The team's first race was at Soldier Hollow on Aug. 18, where Jurgen Cox took second in the seventh-grade division, and ninth-grader Lance Kalbach took second in the freshman division while Peyton Cox took placed third.
On Sept. 1, the team raced at Snowbasin, where Jurgen Cox took third in the seventh-grade division, and Kalbach took first and Peyton Cox second in the freshman division. In both races, the seventh-grade and freshmen divisions had close to 50 competitors.
Kalbach, who has been with the team since it started, set a goal of reaching the podium at each race this season, and has achieved that so far. He said the creation of the team was momentous for him.
"I love mountain biking, and as soon as I heard there was going to be a team, it was mind-blowing for me," he said. "I just wanted to be on it as soon as possible. I couldn't wait for the season to start."
He said he didn't expect to see a team form while he was at an age to compete, simply because of the town's focus on team sports.
"I never thought they would do that," he said of the team's formation, "I never thought it would be possible."

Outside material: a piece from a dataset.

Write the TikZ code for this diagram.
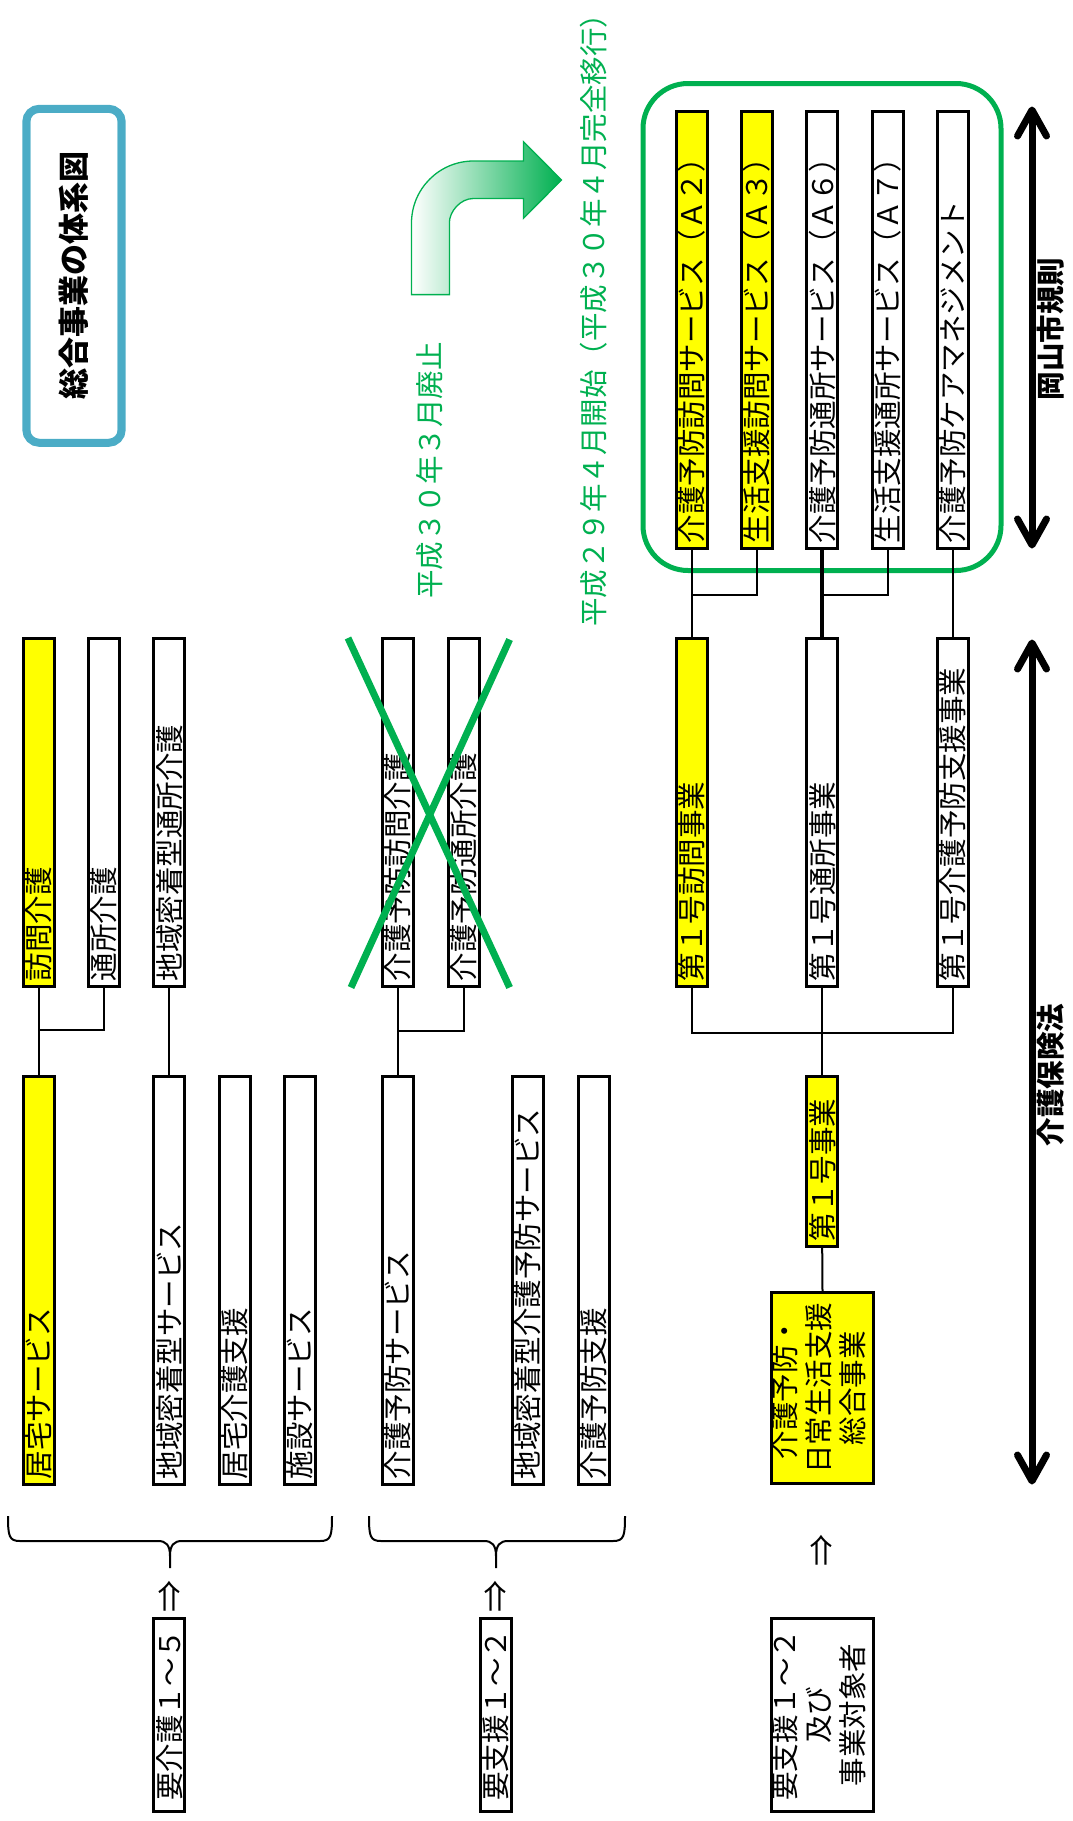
\documentclass[tikz,border=0pt]{standalone}
\usepackage{fontspec}
\usepackage{graphicx}
\newfontfamily\jp{Noto Sans CJK JP}
\usetikzlibrary{calc}
\definecolor{grn}{HTML}{00B050}
\definecolor{ttlblue}{HTML}{4BACC6}
\definecolor{ylw}{HTML}{FFFF00}
\newcommand{\vtxt}[2]{\rotatebox{90}{\makebox[#1][l]{#2}}}
\newcommand{\vctr}[1]{\rotatebox{90}{\begin{tabular}{@{}c@{}}#1\end{tabular}}}
\newcommand{\jpf}{\jp\fontsize{28.5pt}{34pt}\selectfont}
\begin{document}
\begin{tikzpicture}[x=1pt,y=-1pt,
  bx/.style={draw, line width=3pt, inner sep=0pt, minimum width=31pt, font=\jpf, fill=white},
  yb/.style={bx, fill=ylw},
  r1/.style={minimum height=348pt},
  r2/.style={minimum height=408pt},
  rg/.style={minimum height=437pt},
  ln/.style={line width=2pt},
  lnb/.style={line width=3.5pt},
  gtxt/.style={text=grn, font=\jpf, inner sep=0pt, anchor=south},
  lbl/.style={font=\jpf\bfseries, inner sep=0pt},
  uparr/.style={font=\jp\fontsize{32pt}{36pt}\selectfont, inner sep=0pt},
  dbl/.style={line width=7pt, line cap=round, line join=round},
  brc/.style={line width=2pt},
  xline/.style={grn, line width=7pt},
]
\useasboundingbox (0,0) rectangle (1072,1821);

% title
\node[draw=ttlblue, line width=8pt, rounded corners=13pt, minimum width=95.4pt, minimum height=334pt, inner sep=0pt,
  font=\jp\fontsize{31pt}{36pt}\selectfont\bfseries] (title) at (74,275.8) {\rotatebox{90}{総合事業の体系図}};
\draw[ttlblue, line width=1.7pt, rounded corners=8pt] ($(title.north west)+(7.2,6.9)$) rectangle ($(title.south east)+(-7.2,-6.9)$);

% bent arrow
\draw[grn, line width=1.3pt, left color=white, right color=grn]
  (411.5,294.6) -- (411.5,223) .. controls (411.5,188.8) and (439.3,161) .. (473.5,161)
  -- (523.4,161) -- (523.4,141.6) -- (561.5,180) -- (523.4,218.3) -- (523.4,198.5)
  -- (473.4,198.5) .. controls (460.1,198.5) and (449.4,211.8) .. (449.4,222.5)
  -- (449.4,294.6) -- cycle;

% green texts
\node[gtxt] (haishi) at (430,599) {\rotatebox{90}{平成３０年３月廃止}};
\node[gtxt] (kaishi) at (594,627) {\rotatebox{90}{平成２９年４月開始（平成３０年４月完全移行）}};

% green group frame
\node[draw=grn, line width=5pt, rounded corners=45pt, minimum width=358pt, minimum height=487pt, inner sep=0pt] (grp) at (822,327) {};

% row 1
\node[yb, r1] (houmon) at (39,812) {\vtxt{338pt}{訪問介護}};
\node[bx, r1] (tsusho) at (104,812) {\vtxt{338pt}{通所介護}};
\node[bx, r1] (chts) at (169.4,812) {\vtxt{338pt}{地域密着型通所介護}};
\node[bx, r1] (ybh) at (397.8,812) {\vtxt{338pt}{介護予防訪問介護}};
\node[bx, r1] (ybt) at (463.5,812) {\vtxt{338pt}{介護予防通所介護}};

% row 2
\node[yb, r2] (kyo) at (39,1280) {\vtxt{398pt}{居宅サービス}};
\node[bx, r2] (chs) at (169.4,1280) {\vtxt{398pt}{地域密着型サービス}};
\node[bx, r2] (kys) at (235,1280) {\vtxt{398pt}{居宅介護支援}};
\node[bx, r2] (shi) at (299.5,1280) {\vtxt{398pt}{施設サービス}};
\node[bx, r2] (ybs) at (397.8,1280) {\vtxt{398pt}{介護予防サービス}};
\node[bx, r2] (chy) at (528,1280) {\vtxt{398pt}{地域密着型介護予防サービス}};
\node[bx, r2] (ybsh) at (594,1280) {\vtxt{398pt}{介護予防支援}};

% group boxes
\node[yb, rg] (a2) at (691.5,329.5) {\vtxt{427pt}{介護予防訪問サービス（Ａ２）}};
\node[yb, rg] (a3) at (756.8,329.5) {\vtxt{427pt}{生活支援訪問サービス（Ａ３）}};
\node[bx, rg] (a6) at (822.2,329.5) {\vtxt{427pt}{介護予防通所サービス（Ａ６）}};
\node[bx, rg] (a7) at (887.8,329.5) {\vtxt{427pt}{生活支援通所サービス（Ａ７）}};
\node[bx, rg] (cm) at (953,329.5) {\vtxt{427pt}{介護予防ケアマネジメント}};

% dai 1 go
\node[yb, r1] (d1h) at (691.5,812) {\vtxt{338pt}{第１号訪問事業}};
\node[bx, r1] (d1t) at (822.2,812) {\vtxt{338pt}{第１号通所事業}};
\node[bx, r1] (d1c) at (953,812) {\vtxt{338pt}{第１号介護予防支援事業}};
\node[yb, minimum height=170pt] (d1) at (822.2,1161) {\vtxt{160pt}{第１号事業}};
\node[yb, minimum width=96pt, minimum height=191.5pt] (sogo) at (822.5,1388) {\vctr{介護予防・\\日常生活支援\\総合事業}};
\node[bx, minimum width=96pt, minimum height=193pt] (taisho) at (822.5,1715) {\vctr{要支援１～２\\及び\\事業対象者}};
\node[bx, minimum height=193pt] (ykg) at (169.4,1715) {\rotatebox{90}{要介護１～５}};
\node[bx, minimum height=193pt] (ysh) at (496,1715) {\rotatebox{90}{要支援１～２}};

% up arrows
\node[uparr] (ar1) at (170,1596) {\rotatebox{90}{⇒}};
\node[uparr] (ar2) at (496,1596) {\rotatebox{90}{⇒}};
\node[uparr] (ar3) at (822.5,1550) {\rotatebox{90}{⇒}};

% connectors
\coordinate (j1) at (39,1030);
\coordinate (j2) at (397.8,1031);
\coordinate (j3) at (691.5,595);
\coordinate (j4) at (822.2,595);
\draw[ln] (houmon.south) -- (kyo.north);
\draw[ln] (tsusho.south) |- (j1);
\draw[ln] (chts.south) -- (chs.north);
\draw[ln] (ybh.south) -- (ybs.north);
\draw[ln] (ybt.south) |- (j2);
\draw[ln] (a2.south) -- (d1h.north);
\draw[ln] (a3.south) |- (j3);
\draw[lnb] (a6.south) -- (d1t.north);
\draw[ln] (a7.south) |- (j4);
\draw[ln] (cm.south) -- (d1c.north);
\draw[ln] (d1h.south) -- ++(0,45.5) -| (d1c.south);
\draw[ln] (d1t.south) -- (d1.north);
\draw[ln] (d1.south) -- (sogo.north);

% green cross
\draw[xline] (348,638) -- (509.6,987.5);
\draw[xline] (509.6,639.5) -- (351,987.5);

% braces
\draw[brc] (8,1516) .. controls (8,1536) and (9,1541) .. (20,1541) -- (158,1541) .. controls (166,1541) and (170,1545) .. (170,1556) -- (170,1568);
\draw[brc] (332,1516) .. controls (332,1536) and (331,1541) .. (320,1541) -- (182,1541) .. controls (174,1541) and (170,1545) .. (170,1556);
\draw[brc] (369,1516) .. controls (369,1536) and (370,1541) .. (381,1541) -- (484,1541) .. controls (492,1541) and (496,1545) .. (496,1556) -- (496,1568);
\draw[brc] (625,1516) .. controls (625,1536) and (624,1541) .. (613,1541) -- (508,1541) .. controls (500,1541) and (496,1545) .. (496,1556);

% double arrows
\coordinate (ok1) at (1032,110);
\coordinate (ok2) at (1032,545);
\draw[line width=7pt] ($(ok1)+(0,4)$) -- ($(ok2)+(0,-4)$);
\draw[dbl] ($(ok1)+(-14.5,26)$) -- (ok1) -- ($(ok1)+(14.5,26)$);
\draw[dbl] ($(ok2)+(-14.5,-26)$) -- (ok2) -- ($(ok2)+(14.5,-26)$);
\coordinate (kh1) at (1032,643);
\coordinate (kh2) at (1032,1481);
\draw[line width=7pt] ($(kh1)+(0,4)$) -- ($(kh2)+(0,-4)$);
\draw[dbl] ($(kh1)+(-14.5,26)$) -- (kh1) -- ($(kh1)+(14.5,26)$);
\draw[dbl] ($(kh2)+(-14.5,-26)$) -- (kh2) -- ($(kh2)+(14.5,-26)$);
\node[lbl] (okr) at (1051,329) {\rotatebox{90}{岡山市規則}};
\node[lbl] (kho) at (1051,1075) {\rotatebox{90}{介護保険法}};
\end{tikzpicture}
\end{document}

The team is not affiliated with the high school — the sport isn't sanctioned under the Utah High School Activities Association, and though Clegg said SSHS athletic director Shad Stevens has been supportive, the club doesn't receive school funding. Like all the state's mountain biking teams, it competes in the Utah High School Cycling League. South Summit competes in Division II of the Central Region, which the league created this season to accommodate the sport's new and growing teams. The Central Region already has an estimated 1,200 riders.
And for the most part, Kalbach said the participants are one-sport athletes, meaning they might not have picked up a sport had they not joined the mountain biking team.
Clegg said a few kids also compete in hockey and skiing, or run cross-country, but he sees the mountain biking team as filling a niche as an individual summer and fall sport outside of cross-country. Sometimes new riders join before they own bikes.
The nonprofit foundation has accommodated those riders by acquiring old and outgrown bikes from the team's parents, then loaning them to the rookies.
"We let them use that loaner bike for the season until they figure out either they really like the sport and want to stick with it, or parents go out and buy them more of a performance bike, and then that (loaner) just goes back in the program," Clegg said.
This weekend, the team will compete at Vernal Velo, in it's second to last race of the season. The last is on South Summit's home turf — High Star Ranch — on Sept. 29.
When Kalbach thinks about what the future of the sport holds for him, he sees a very competitive league.
"I will have to train all summer, and hope I can still be on top," he said.
But he wouldn't have it any other way.
He said mountain biking every day is exactly how he wants to spend his summer breaks.